Before the Procession: A Funeral Director’s Guide to Cemetery Regulations

June 16, 2026 · 3 min read

The call comes on a Tuesday. The family has decided on the casket, the service time, the obituary text. Then comes the question you’ve learned to anticipate: “My father was a stonemason. We want to commission a marble angel for his headstone.” The chosen resting place is Pine Bluff, a lovely garden cemetery whose most scenic section, as you know, is restricted to flush bronze markers. Delivering this news can undo a morning of careful planning. A deep knowledge of cemetery regulations is not administrative trivia. It is the work that prevents a family’s fresh grief from being sharpened by logistical surprise.

Every cemetery operates under its own bylaws, a quiet constitution governing everything from interment depth to the types of flowers permitted on a grave. The cemeterian is the final steward of the family’s wishes; your role is to ensure the arrangements you make will be honored long after the service concludes.

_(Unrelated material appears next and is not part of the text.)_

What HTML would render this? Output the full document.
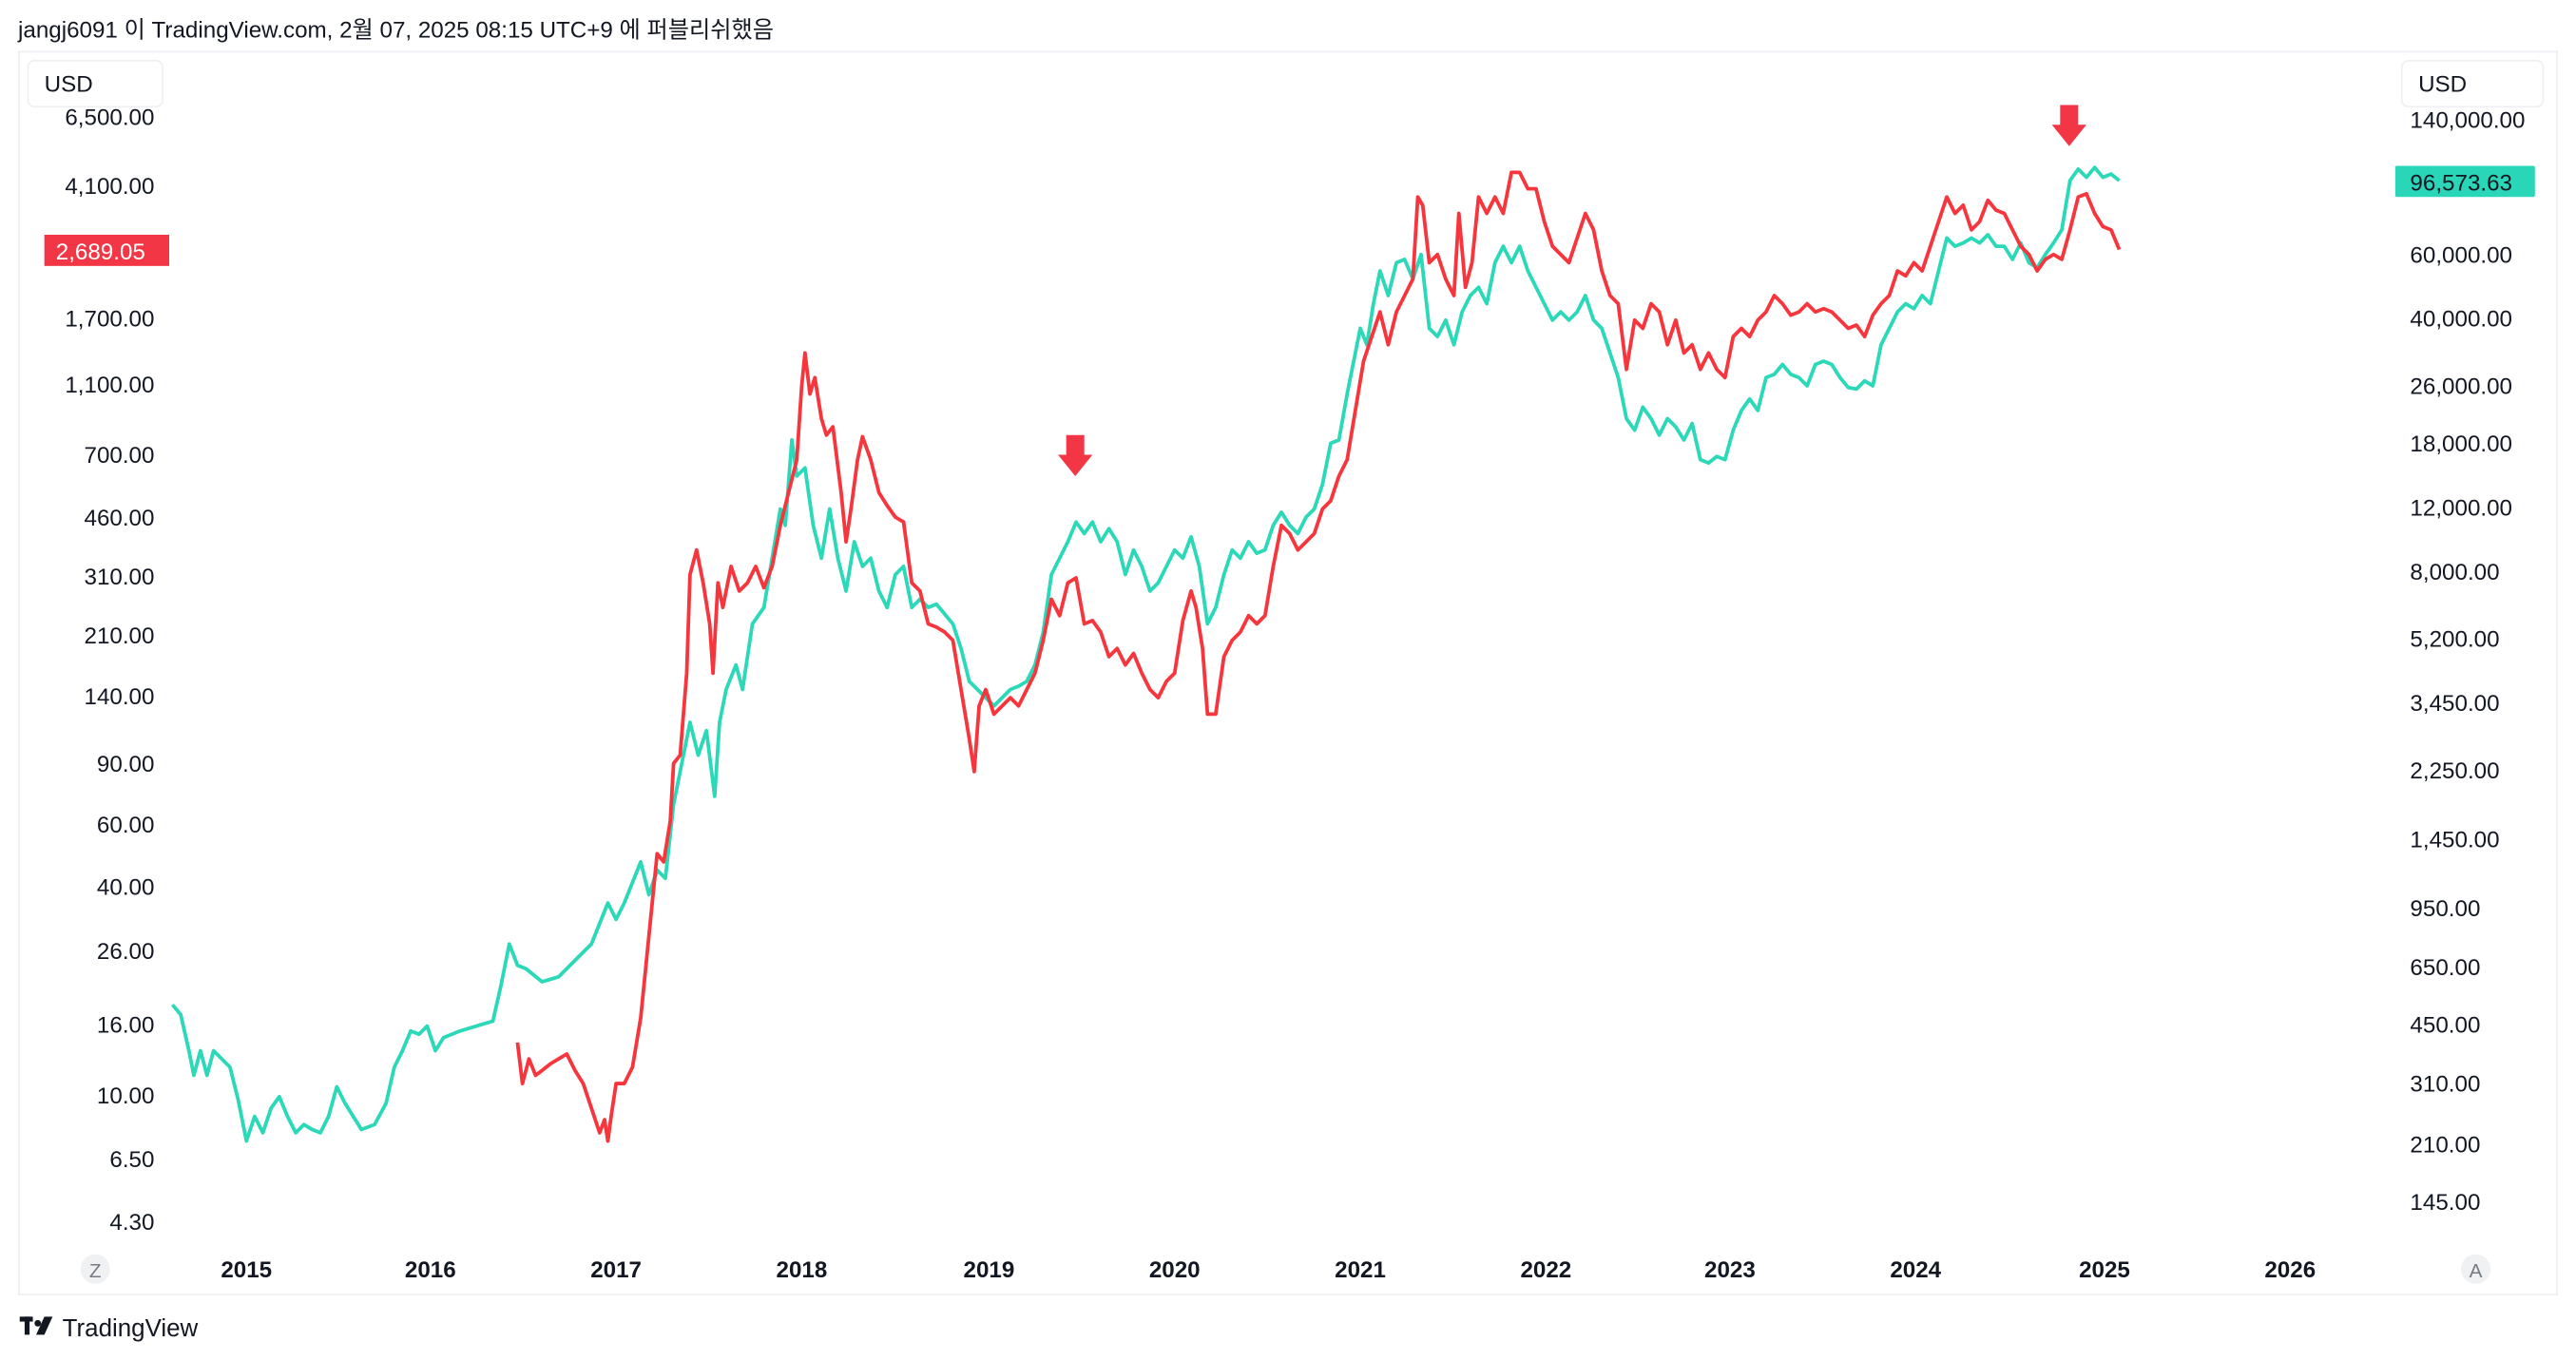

The Foundation: Plot and Interment Guidelines

When a family purchases a plot, they are buying a right of interment, not a piece of freehold real estate. This distinction is the source of most regulations. Because the cemetery retains ownership of the land itself, it can care for the grounds as a whole, in perpetuity. Knowing the specific rules of local cemeteries is how you guide a family with confidence from the start.

A few common interment guidelines to confirm:

  • Burial Vaults and Liners: Most modern cemeteries require an outer burial container not for the decedent, but to prevent the grave from subsiding over time. It’s a practical necessity for the long-term stability of the grounds.
  • Occupancy Limits: How many interments can a single plot accommodate? A standard plot might allow for one casket and one urn, or perhaps two. You must ask.
  • Declaring Future Intent: Some cemeteries require a family to declare their intention for future cremated remains interments when the first burial occurs. This detail affects the precise placement of the casket.
  • Scheduling and Witnessing: Cemeteries have schedules dictated by the grounds crew. Most require 24 to 48 hours’ notice. They also have specific policies about whether families can witness the lowering of the casket and the closing of the grave—a final moment many families need to see.

The Memorial: Monument and Marker Restrictions

The headstone is the most personal element of a resting place. For that reason, monument restrictions can be a delicate subject. These rules arise from practical needs and the cemetery’s duty to preserve its character, whether that is the quiet uniformity of a veterans’ field or the varied styles of an old garden section.

A funeral director who can explain the ‘why’ behind a rule—that flush markers in one section allow for easier mowing and the careful placement of flags on holidays—is not just enforcing a policy. You are interpreting the character of the place.

Prepare to guide families through these common rules:

  • Material: Many cemeteries restrict markers to granite or bronze for their simple durability against time and weather.
  • Type: Entire sections may be designated for specific memorial types. Upright monuments, flush markers, or slant-faced stones.
  • Dimensions: Every section will have precise minimum and maximum measurements for a headstone and its base.
  • Foundations: The cemetery grounds crew almost always pours the concrete foundation for a monument. Informing the family that this is a separate step, with its own schedule and cost, is part of your work.

The Partnership: From Transaction to Trust

The relationship between a funeral home and a cemetery should be one of professional familiarity, not repeated discovery on a deadline. The most effective funeral directors build their working knowledge ahead of time, before the need is urgent.

Keep a simple reference for the cemeteries in your primary service area. Who is the right person to call for scheduling? What are the interment hours? Are there any quirks of the grounds? A five-minute call to the superintendent on a quiet afternoon can clarify a policy and prevent an hour of difficult conversation with a family later on. When you can speak with confidence about what is possible at a decedent's chosen resting place, you remove a heavy burden of uncertainty from a family’s shoulders.

Our work and the cemeterian’s meet at the cemetery gate. We are both there to provide a family with a dignified, lasting place of remembrance. Knowing the framework of that place is the groundwork of our profession.